— START Records shown —

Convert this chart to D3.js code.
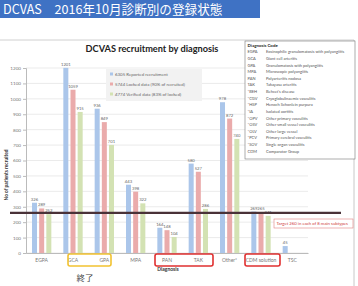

— END Records shown —
— START Records shown —

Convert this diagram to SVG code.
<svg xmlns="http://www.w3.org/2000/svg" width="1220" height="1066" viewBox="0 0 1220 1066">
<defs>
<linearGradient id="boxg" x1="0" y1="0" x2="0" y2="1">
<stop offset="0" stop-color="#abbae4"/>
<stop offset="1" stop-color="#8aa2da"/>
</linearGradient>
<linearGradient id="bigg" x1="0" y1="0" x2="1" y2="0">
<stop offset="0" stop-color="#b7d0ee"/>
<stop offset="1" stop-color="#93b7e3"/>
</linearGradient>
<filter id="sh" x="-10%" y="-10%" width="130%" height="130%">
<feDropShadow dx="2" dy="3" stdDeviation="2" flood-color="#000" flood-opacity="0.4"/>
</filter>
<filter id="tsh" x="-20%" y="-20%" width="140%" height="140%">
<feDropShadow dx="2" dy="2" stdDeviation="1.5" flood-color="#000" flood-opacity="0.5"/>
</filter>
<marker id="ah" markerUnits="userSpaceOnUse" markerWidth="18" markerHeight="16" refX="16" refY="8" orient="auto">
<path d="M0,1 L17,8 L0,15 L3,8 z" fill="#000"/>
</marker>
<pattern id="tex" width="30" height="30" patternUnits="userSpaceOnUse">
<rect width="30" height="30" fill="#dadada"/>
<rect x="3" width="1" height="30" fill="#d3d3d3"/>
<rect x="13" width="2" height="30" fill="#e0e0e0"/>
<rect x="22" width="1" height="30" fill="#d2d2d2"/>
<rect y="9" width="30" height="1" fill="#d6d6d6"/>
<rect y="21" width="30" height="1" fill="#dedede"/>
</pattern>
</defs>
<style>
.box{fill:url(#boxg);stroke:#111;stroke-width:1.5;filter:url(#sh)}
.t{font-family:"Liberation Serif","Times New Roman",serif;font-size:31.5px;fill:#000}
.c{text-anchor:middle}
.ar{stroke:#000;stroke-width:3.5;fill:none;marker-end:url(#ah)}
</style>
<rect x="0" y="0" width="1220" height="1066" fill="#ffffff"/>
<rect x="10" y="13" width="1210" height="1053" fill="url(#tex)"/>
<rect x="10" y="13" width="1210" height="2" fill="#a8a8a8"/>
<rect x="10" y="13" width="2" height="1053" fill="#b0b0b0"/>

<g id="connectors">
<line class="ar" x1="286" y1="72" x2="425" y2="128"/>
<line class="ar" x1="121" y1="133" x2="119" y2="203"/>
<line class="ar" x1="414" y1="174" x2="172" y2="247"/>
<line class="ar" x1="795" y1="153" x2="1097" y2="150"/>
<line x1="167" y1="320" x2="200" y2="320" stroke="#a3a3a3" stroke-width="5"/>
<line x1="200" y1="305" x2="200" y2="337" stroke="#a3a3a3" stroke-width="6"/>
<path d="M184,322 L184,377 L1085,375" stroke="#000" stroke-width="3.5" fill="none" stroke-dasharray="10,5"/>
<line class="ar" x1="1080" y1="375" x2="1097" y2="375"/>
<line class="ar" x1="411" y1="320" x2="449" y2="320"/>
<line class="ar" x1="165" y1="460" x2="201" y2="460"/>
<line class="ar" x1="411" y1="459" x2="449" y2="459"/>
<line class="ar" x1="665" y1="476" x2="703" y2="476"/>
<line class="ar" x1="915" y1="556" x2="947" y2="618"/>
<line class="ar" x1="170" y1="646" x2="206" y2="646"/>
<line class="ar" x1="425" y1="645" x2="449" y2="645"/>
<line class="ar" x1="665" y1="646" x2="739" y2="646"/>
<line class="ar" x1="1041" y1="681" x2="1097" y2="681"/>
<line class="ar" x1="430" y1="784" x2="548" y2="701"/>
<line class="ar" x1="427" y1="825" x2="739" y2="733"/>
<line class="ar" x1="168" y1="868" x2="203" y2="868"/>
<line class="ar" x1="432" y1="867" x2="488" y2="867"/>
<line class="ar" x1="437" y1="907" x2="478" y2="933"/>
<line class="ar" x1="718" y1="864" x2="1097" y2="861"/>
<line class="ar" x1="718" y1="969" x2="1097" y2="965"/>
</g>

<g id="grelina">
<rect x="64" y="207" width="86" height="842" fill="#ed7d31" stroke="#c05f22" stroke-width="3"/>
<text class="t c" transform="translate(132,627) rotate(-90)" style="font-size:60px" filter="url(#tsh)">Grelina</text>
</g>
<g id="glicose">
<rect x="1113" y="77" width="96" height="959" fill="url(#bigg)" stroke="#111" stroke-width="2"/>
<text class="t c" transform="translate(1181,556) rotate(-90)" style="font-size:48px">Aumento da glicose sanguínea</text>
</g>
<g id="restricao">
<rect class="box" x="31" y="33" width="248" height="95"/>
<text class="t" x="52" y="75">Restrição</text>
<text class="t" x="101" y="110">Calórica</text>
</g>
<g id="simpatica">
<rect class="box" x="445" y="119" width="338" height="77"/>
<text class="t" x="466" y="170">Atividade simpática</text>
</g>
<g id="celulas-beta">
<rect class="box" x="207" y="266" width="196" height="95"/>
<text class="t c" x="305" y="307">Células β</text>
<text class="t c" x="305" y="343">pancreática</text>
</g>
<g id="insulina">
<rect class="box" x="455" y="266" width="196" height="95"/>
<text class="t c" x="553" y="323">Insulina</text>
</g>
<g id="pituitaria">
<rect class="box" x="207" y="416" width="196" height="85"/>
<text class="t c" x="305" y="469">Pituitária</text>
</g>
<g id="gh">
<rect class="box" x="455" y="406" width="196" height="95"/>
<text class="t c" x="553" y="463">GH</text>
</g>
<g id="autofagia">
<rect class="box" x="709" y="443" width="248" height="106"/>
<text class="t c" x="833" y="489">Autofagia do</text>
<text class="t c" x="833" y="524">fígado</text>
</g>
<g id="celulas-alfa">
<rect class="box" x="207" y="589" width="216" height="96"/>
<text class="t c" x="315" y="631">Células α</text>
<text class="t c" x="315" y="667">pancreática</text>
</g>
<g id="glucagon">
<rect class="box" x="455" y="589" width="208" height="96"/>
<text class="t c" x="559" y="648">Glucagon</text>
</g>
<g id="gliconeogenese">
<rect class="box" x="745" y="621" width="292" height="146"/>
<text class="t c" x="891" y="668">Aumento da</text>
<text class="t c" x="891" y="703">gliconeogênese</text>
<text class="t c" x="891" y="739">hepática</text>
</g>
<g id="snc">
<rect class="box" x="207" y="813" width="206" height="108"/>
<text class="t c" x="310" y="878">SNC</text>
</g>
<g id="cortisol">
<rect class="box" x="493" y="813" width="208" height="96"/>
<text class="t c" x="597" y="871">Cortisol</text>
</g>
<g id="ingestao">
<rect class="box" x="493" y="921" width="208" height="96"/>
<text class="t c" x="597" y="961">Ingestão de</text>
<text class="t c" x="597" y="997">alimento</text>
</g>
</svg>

— END Records shown —

**Exercise brief:** Extract every line containing the string "this" from the data above.

**Reply:**
Convert this chart to D3.js code.
Convert this diagram to SVG code.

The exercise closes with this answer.